Research Shows Rasagiline Reduces “OFF” Time
HELSINKI, FINLAND — (MARKET WIRE) — 09/04/2003 — Rasagiline added to levodopa therapy reduced the total time when Parkinson’s symptoms are not adequately controlled (“off” time) by 1.2 hours daily or 21 percent, a significant portion of the day, according to an abstract presented at the 7th Conference of the European Federation of Neurological Societies (EFNS) in Helsinki.
“The data presented on rasagiline is good news for patients and neurologists. This treatment may offer the advantage of a well tolerated, once-daily therapy that reduces ‘off’ time and increases motor function,” said Dr. Warren Olanow, professor and chairman of the Department of Neurology at Mount Sinai School of Medicine.
The 18-week LARGO trial conducted in Europe, Israel, and Argentina included 687 patients and compared the effects of once-daily rasagiline to placebo and Comtan® (entacapone). As part of the trial, dosing of levodopa was optimized for each patient before initiation of treatment.
“Until now, many physicians would have been surprised that an MAO-B inhibitor would be potent enough to reduce ‘off’ time comparably to entacapone, but this study indicates that rasagiline may offer a new treatment alternative for adjunct therapy in this population,” said Dr. Olivier Rascol, lead author of the study. “I have great hope that rasagiline may help ease the burden of Parkinson’s disease for a broad spectrum of patients.”
Rasagiline significantly improved motor function and activities of daily living based on the Unified Parkinson’s Disease Rating Scale (UPDRS) in both the “on” and “off” states. The UPDRS measures a patient’s ability to perform simple motor tasks and activities of daily life. Comtan® taken with each dose of levodopa, improved the UPDRS scores similarly to rasagiline in the “on” state, but did not impact the UPDRS scores in the “off” state.
Patients who used rasagiline and those taking entacapone also experienced significant reductions in levodopa dose, even though the protocol restricted dosing adjustment to the first six weeks only. Patients who used rasagiline experienced side effects similar to those of patients using placebo. Adverse events more common with rasagiline than with placebo (at least 2% difference) included postural hypotension only.

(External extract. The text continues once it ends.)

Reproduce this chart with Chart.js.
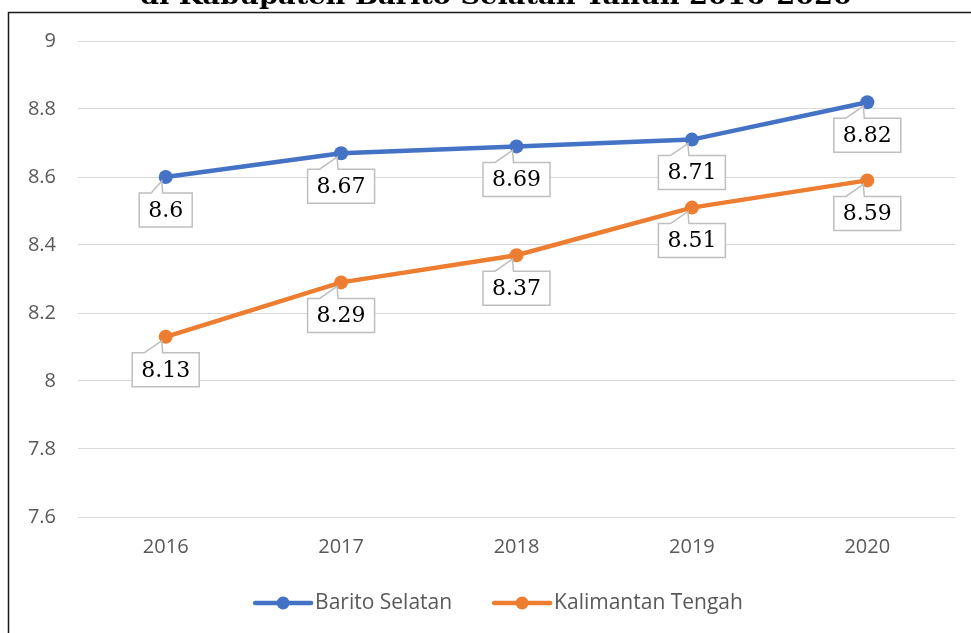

The development of rasagiline — a novel, potent, selective, second-generation irreversible monoamine oxidase type B (MAO-B) inhibitor — is part of a long-term strategic alliance for global co-development and European marketing between Teva and H. Lundbeck A/S. Rasagiline was developed in cooperation between Teva and the Technion Research and Development Foundation.
A new drug application is expected to be submitted to the Food and Drug Administration (FDA) based on these and other trial results later this quarter.
Teva also anticipates submitting an application to market rasagiline as a treatment for PD in the European Union later this year.
Teva Neuroscience, Inc. and Eisai Inc. will co-promote rasagiline in the United States once approved by the FDA as part of a long-term strategic alliance between Teva Pharmaceutical Industries Ltd. and Eisai Co., Ltd.
Teva Pharmaceutical Industries Ltd. (NASDAQ: TEVA), headquartered in Israel, is among the top 30 pharmaceutical companies in the world. Close to 90 percent of Teva’s sales are in North America and Europe. The company develops, manufactures, and markets generic and branded human pharmaceuticals and active pharmaceutical ingredients. Teva’s innovative R&D focuses on developing novel drugs for diseases of the central nervous system.
Teva Neuroscience, Inc. is a wholly owned subsidiary of Teva Pharmaceutical Industries Ltd.
Eisai Inc. is a U.S. pharmaceutical subsidiary of Eisai Co., Ltd., a research-based human health care (hhc) company that discovers, develops, and markets products in more than 30 countries. Established in 1995, Eisai Inc. began marketing its first product in the United States in 1997 and has rapidly grown to become an integrated pharmaceutical business with sales of nearly $1.5 billion in fiscal year 2002 (year ending March 31, 2003). Eisai focuses its efforts in four therapeutic areas: neurology, gastrointestinal disorders, oncology, and acute care.